These apply across all sources:

- **Multiple queries > one broad query**: 3-5 queries with genuinely different angles (price action, fundamentals, sentiment, events, controversy) produce far better coverage than one keyword dump. Dedup results by URL across queries.
- **Oversample then rank**: Search for ~15 items per source, rank by engagement/freshness/relevance, keep top N. Never trust raw search order as quality order.
- **Entity alias expansion**: For tickers, always search both the symbol (`$NVDA`, `NVDA`) and the company name (`NVIDIA`). For crypto, include common aliases (`BTC`, `Bitcoin`, `#BTC`). Code should handle this expansion — don't rely on a single query string to cover all variants.
- **Engagement as quality gate**: Every source has a native engagement signal (Twitter: likes/retweets, Reddit: score, YouTube: views). Items with zero engagement across all metrics are almost always noise — filter them out before presenting to the user.

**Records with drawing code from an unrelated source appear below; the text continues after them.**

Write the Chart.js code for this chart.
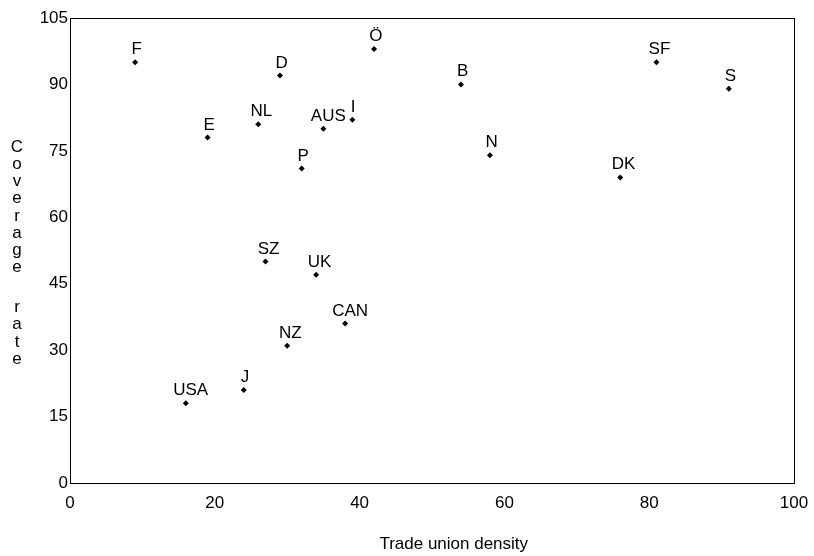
<!DOCTYPE html>
<html>
<head>
<meta charset="utf-8">
<script src="https://cdn.jsdelivr.net/npm/chart.js@4.4.0/dist/chart.umd.min.js"></script>
<style>
  html, body { margin: 0; padding: 0; background: #fff; }
  #wrap { width: 814px; height: 556px; }
</style>
</head>
<body>
<div id="wrap"><canvas id="densityChart" width="814" height="556"></canvas></div>
<script>
// data
const countries    = ['F', 'D', 'Ö', 'E', 'NL', 'AUS', 'I', 'P', 'SZ', 'UK', 'CAN', 'NZ', 'J', 'USA', 'B', 'SF', 'S', 'N', 'DK'];
const unionDensity = [9, 29, 42, 19, 26, 35, 39, 32, 27, 34, 38, 30, 24, 16, 54, 81, 91, 58, 76];
const coverageRate = [95, 92, 98, 78, 81, 80, 82, 71, 50, 47, 36, 31, 21, 18, 90, 95, 89, 74, 69];
const xTicks = [0, 20, 40, 60, 80, 100];
const yTicks = [0, 15, 30, 45, 60, 75, 90, 105];
const xTitle = 'Trade union density';
const yTitle = 'Coverage rate';

const FONT_FAMILY = '"Liberation Sans", Arial, sans-serif';
const FONT_SIZE = 17;
const FONT = FONT_SIZE + 'px ' + FONT_FAMILY;

// frame, point labels and the two axis titles
const annotate = {
    id: 'annotate',
    beforeDatasetsDraw(chart) {
        const { ctx, chartArea: a } = chart;
        ctx.save();
        ctx.strokeStyle = '#000';
        ctx.lineWidth = 1;
        ctx.strokeRect(a.left + 0.5, a.top + 0.5, a.width, a.height);
        ctx.restore();
    },
    afterDatasetsDraw(chart) {
        const { ctx, chartArea: a } = chart;
        ctx.save();
        ctx.font = FONT;
        ctx.fillStyle = '#000';
        ctx.textAlign = 'left';
        ctx.textBaseline = 'alphabetic';

        chart.getDatasetMeta(0).data.forEach((pt, i) => {
            const w = ctx.measureText(countries[i]).width;
            ctx.fillText(countries[i], pt.x - w * 0.36, pt.y - 8);
        });

        // x title
        ctx.textAlign = 'center';
        ctx.fillText(xTitle, a.left + a.width * 0.53, 549);

        // y title, one letter per line
        const mid = (a.top + a.bottom) / 2;
        let y = mid - 98.8;
        for (const ch of yTitle) {
            if (ch === ' ') { y += 22.8; continue; }
            ctx.fillText(ch, 17, y);
            y += 17.2;
        }
        ctx.restore();
    }
};

new Chart(document.getElementById('densityChart'), {
    type: 'scatter',
    data: {
        datasets: [{
            data: unionDensity.map((x, i) => ({ x: x, y: coverageRate[i] })),
            pointStyle: 'rectRot',
            pointRadius: 3,
            pointHoverRadius: 3,
            backgroundColor: '#000',
            borderColor: '#000',
            borderWidth: 0
        }]
    },
    options: {
        responsive: false,
        animation: false,
        layout: { padding: { top: 18, right: 20, left: 0, bottom: 0 } },
        plugins: {
            legend: { display: false },
            tooltip: { enabled: false }
        },
        scales: {
            x: {
                type: 'linear',
                min: 0,
                max: 100,
                afterBuildTicks: s => { s.ticks = xTicks.map(v => ({ value: v })); },
                afterFit: s => { s.height = 73; s.paddingLeft = 0; s.paddingRight = 0; },
                grid: { display: false, drawTicks: false },
                border: { display: false },
                ticks: {
                    color: '#000',
                    padding: 10,
                    maxRotation: 0,
                    font: { family: FONT_FAMILY, size: FONT_SIZE }
                }
            },
            y: {
                type: 'linear',
                min: 0,
                max: 105,
                afterBuildTicks: s => { s.ticks = yTicks.map(v => ({ value: v })); },
                afterFit: s => { s.width = 70; s.paddingTop = 0; s.paddingBottom = 0; },
                grid: { display: false, drawTicks: false },
                border: { display: false },
                ticks: {
                    color: '#000',
                    padding: 2,
                    font: { family: FONT_FAMILY, size: FONT_SIZE }
                }
            }
        }
    },
    plugins: [annotate]
});
</script>
</body>
</html>
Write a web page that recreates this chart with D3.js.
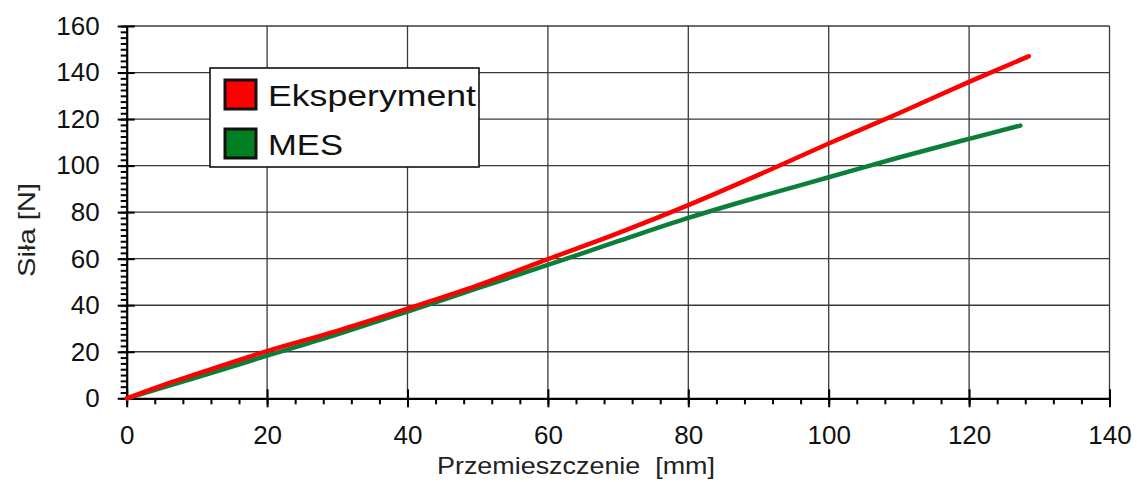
<!DOCTYPE html>
<html>
<head>
<meta charset="utf-8">
<script src="https://cdn.jsdelivr.net/npm/d3@7"></script>
<style>
  body { margin: 0; background: #fff; }
  text { font-family: "Liberation Sans", Arial, sans-serif; white-space: pre; }
</style>
</head>
<body>
<svg id="chart" width="1137" height="482"></svg>
<script>
// (displacement mm -> force N)
var expX = [0, 5, 10, 20, 30, 40, 50, 60, 70, 80, 90, 100, 110, 120, 128.5];
var expY = [0, 5.5, 10.5, 20.3, 29, 38.5, 48.5, 59.8, 71, 83, 96, 109.5, 122.5, 136, 147];
var mesX = [0, 10, 20, 30, 40, 50, 60, 70, 80, 90, 100, 110, 120, 127.3];
var mesY = [0, 9, 18.3, 27.5, 37.3, 47.3, 57.3, 67.5, 77.5, 86.5, 95, 103.5, 111.5, 117.2];
var seriesNames = ["Eksperyment", "MES"];
var xTicks = [0, 20, 40, 60, 80, 100, 120, 140];
var yTicks = [0, 20, 40, 60, 80, 100, 120, 140, 160];

var svg = d3.select("#chart");
var plotL = 126.7, plotR = 1109.5, plotT = 26, plotB = 398.3;

var x = d3.scaleLinear().domain([0, 140]).range([plotL, plotR]);
var y = d3.scaleLinear().domain([0, 160]).range([plotB, plotT]);

// grid
var grid = svg.append("g").attr("stroke", "#3a3a3a").attr("stroke-width", 1.3);
grid.selectAll(".gy").data(yTicks.slice(1)).enter().append("line")
    .attr("x1", plotL).attr("x2", plotR)
    .attr("y1", d => y(d)).attr("y2", d => y(d));
grid.selectAll(".gx").data(xTicks.slice(1)).enter().append("line")
    .attr("y1", plotT).attr("y2", plotB)
    .attr("x1", d => x(d)).attr("x2", d => x(d));

// minor ticks
var yMinor = d3.range(0, 160.1, 2.5);
var xMinor = d3.range(0, 140.1, 4);
svg.append("g").attr("transform", "translate(" + plotL + ",0)")
    .call(d3.axisLeft(y).tickValues(yMinor).tickSize(6).tickFormat(""))
    .call(g => g.select(".domain").remove())
    .selectAll("line").attr("stroke-width", 2);
svg.append("g").attr("transform", "translate(0," + plotB + ")")
    .call(d3.axisBottom(x).tickValues(xMinor).tickSize(6).tickFormat(""))
    .call(g => g.select(".domain").remove())
    .selectAll("line").attr("stroke-width", 2);

// major ticks, outward with labels
var yAxis = svg.append("g").attr("transform", "translate(" + plotL + ",0)")
    .call(d3.axisLeft(y).tickValues(yTicks).tickSize(9).tickPadding(18).tickSizeOuter(0));
yAxis.select(".domain").attr("stroke-width", 2.2);
yAxis.selectAll("line").attr("stroke-width", 2);
yAxis.selectAll("text").attr("font-size", 26).attr("fill", "#111");

var xAxis = svg.append("g").attr("transform", "translate(0," + plotB + ")")
    .call(d3.axisBottom(x).tickValues(xTicks).tickSize(9).tickPadding(18).tickSizeOuter(0));
xAxis.select(".domain").attr("stroke-width", 2.2);
xAxis.selectAll("line").attr("stroke-width", 2);
xAxis.selectAll("text").attr("font-size", 26).attr("fill", "#111");

// inward halves of the major ticks
svg.append("g").attr("transform", "translate(" + plotL + ",0)")
    .call(d3.axisLeft(y).tickValues(yTicks).tickSize(-8).tickFormat("").tickSizeOuter(0))
    .call(g => g.select(".domain").remove())
    .selectAll("line").attr("stroke-width", 2);
svg.append("g").attr("transform", "translate(0," + plotB + ")")
    .call(d3.axisBottom(x).tickValues(xTicks).tickSize(-9).tickFormat("").tickSizeOuter(0))
    .call(g => g.select(".domain").remove())
    .selectAll("line").attr("stroke-width", 2);

// lines
var line = d3.line().x(d => x(d[0])).y(d => y(d[1])).curve(d3.curveMonotoneX);
svg.append("path").datum(mesX.map((v, i) => [v, mesY[i]]))
    .attr("fill", "none").attr("stroke", "#0b7f3a").attr("stroke-width", 4.5)
    .attr("stroke-linecap", "round").attr("d", line);
svg.append("path").datum(expX.map((v, i) => [v, expY[i]]))
    .attr("fill", "none").attr("stroke", "#ff0000").attr("stroke-width", 4.5)
    .attr("stroke-linecap", "round").attr("d", line);

// axis titles
svg.append("text").attr("x", 576).attr("y", 474).attr("text-anchor", "middle")
    .attr("font-size", 24).attr("fill", "#222")
    .attr("textLength", 278).attr("lengthAdjust", "spacingAndGlyphs")
    .text("Przemieszczenie  [mm]");
svg.append("text").attr("transform", "translate(35,230) rotate(-90)")
    .attr("text-anchor", "middle").attr("font-size", 24).attr("fill", "#222")
    .attr("textLength", 94).attr("lengthAdjust", "spacingAndGlyphs")
    .text("Siła [N]");

// legend
var legend = svg.append("g");
legend.append("rect").attr("x", 210).attr("y", 68).attr("width", 269).attr("height", 99)
    .attr("fill", "#fff").attr("stroke", "#111").attr("stroke-width", 1.6);
var swatch = ["#ff0000", "#008020"];
seriesNames.forEach(function(name, i) {
    var yy = 80 + i * 49;
    legend.append("rect").attr("x", 225).attr("y", yy).attr("width", 31).attr("height", 29)
        .attr("fill", swatch[i]).attr("stroke", "#111").attr("stroke-width", 3);
    legend.append("text").attr("x", 268).attr("y", yy + 26)
        .attr("font-size", 30).attr("fill", "#111")
        .attr("textLength", i === 0 ? 208 : 75).attr("lengthAdjust", "spacingAndGlyphs")
        .text(name);
});
</script>
</body>
</html>
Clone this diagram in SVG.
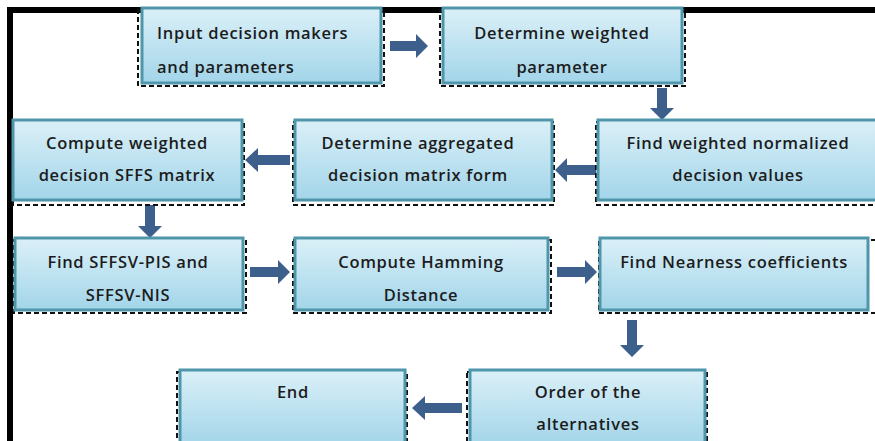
<svg xmlns="http://www.w3.org/2000/svg" width="875" height="441" viewBox="0 0 875 441">
<defs>
<linearGradient id="g" x1="0" y1="0" x2="0" y2="1">
<stop offset="0" stop-color="#dbf0f8"/>
<stop offset="1" stop-color="#a2d5e9"/>
</linearGradient>
<style>
.box{fill:url(#g);stroke:#4f96aa;stroke-width:3}
.dash{fill:none;stroke:#111;stroke-width:2;stroke-dasharray:5 3}
.t{font-family:"Open Sans","Liberation Sans",sans-serif;font-size:16.5px;font-weight:600;fill:#1c1c1c;letter-spacing:0.7px;text-anchor:middle}
.arr{fill:#3d5f8c}
</style>
</defs>
<rect width="875" height="441" fill="#fff"/>
<path d="M10,441 V10 H875" fill="none" stroke="#000" stroke-width="6"/>

<g id="connectors">
<path class="arr" d="M390,41 H416 V34 L428,46 L416,58 V51 H390 Z"/>
<path class="arr" d="M657,88 V108 H650 L662,120 L674,108 H667 V88 Z"/>
<path class="arr" d="M596,165 H567 V158 L555,170 L567,182 V175 H596 Z"/>
<path class="arr" d="M290,155 H258 V148 L245,160 L258,172 V165 H290 Z"/>
<path class="arr" d="M145,205 V226 H138 L150,238 L162,226 H155 V205 Z"/>
<path class="arr" d="M250,267 H278 V260 L290,272 L278,284 V277 H250 Z"/>
<path class="arr" d="M557,267 H585 V260 L597,272 L585,284 V277 H557 Z"/>
<path class="arr" d="M627,320 V345 H620 L632,357 L644,345 H637 V320 Z"/>
<path class="arr" d="M462,403 H425 V396 L412,408 L425,420 V413 H462 Z"/>
</g>

<g id="n1">
<rect class="dash" x="138" y="10" width="246" height="76"/>
<rect class="box" x="142" y="8" width="239" height="75"/>
<text class="t" x="157" y="39" style="text-anchor:start">Input decision makers</text>
<text class="t" x="157" y="73" style="text-anchor:start">and parameters</text>
</g>
<g id="n2">
<rect class="dash" x="440" y="10" width="245" height="76"/>
<rect class="box" x="443" y="8" width="239" height="75"/>
<text class="t" x="562" y="39">Determine weighted</text>
<text class="t" x="562" y="73">parameter</text>
</g>
<g id="n3">
<rect class="dash" x="596" y="122" width="285" height="83"/>
<rect class="box" x="598" y="120" width="280" height="80"/>
<text class="t" x="738" y="149">Find weighted normalized</text>
<text class="t" x="738" y="181">decision values</text>
</g>
<g id="n4">
<rect class="dash" x="293" y="122" width="261" height="83"/>
<rect class="box" x="295" y="120" width="257" height="80"/>
<text class="t" x="418" y="149">Determine aggregated</text>
<text class="t" x="418" y="181">decision matrix form</text>
</g>
<g id="n5">
<rect class="dash" x="13" y="122" width="231" height="83"/>
<rect class="box" x="13" y="120" width="229" height="80"/>
<text class="t" x="127" y="149">Compute weighted</text>
<text class="t" x="127" y="181">decision SFFS matrix</text>
</g>
<g id="n6">
<rect class="dash" x="14" y="240" width="232" height="73"/>
<rect class="box" x="15" y="238" width="228" height="72"/>
<text class="t" x="128" y="268">Find SFFSV-PIS and</text>
<text class="t" x="128" y="301">SFFSV-NIS</text>
</g>
<g id="n7">
<rect class="dash" x="293" y="240" width="258" height="73"/>
<rect class="box" x="295" y="238" width="253" height="72"/>
<text class="t" x="421" y="268">Compute Hamming</text>
<text class="t" x="421" y="301">Distance</text>
</g>
<g id="n8">
<rect class="dash" x="599" y="240" width="282" height="73"/>
<rect class="box" x="600" y="238" width="268" height="72"/>
<text class="t" x="734" y="268">Find Nearness coefficients</text>
</g>
<g id="n9">
<rect class="dash" x="467" y="372" width="240" height="75"/>
<rect class="box" x="470" y="370" width="235" height="75"/>
<text class="t" x="588" y="398">Order of the</text>
<text class="t" x="588" y="430">alternatives</text>
</g>
<g id="n10">
<rect class="dash" x="177" y="372" width="230" height="75"/>
<rect class="box" x="180" y="370" width="225" height="75"/>
<text class="t" x="293" y="398">End</text>
</g>
</svg>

## Time Filters by Provider

| Provider | Parameter | 1 day | 1 week | 1 month |
| -------- | --------- | ----- | ------ | ------- |
| GrokX | `from_date` / `to_date` | YYYY-MM-DD (1 day ago) | YYYY-MM-DD (7 days ago) | YYYY-MM-DD (30 days ago) |
| Serper | `tbs` | `qdr:d` | `qdr:w` | `qdr:m` |
| Brave | `freshness` | `pd` | `pw` | `pm` |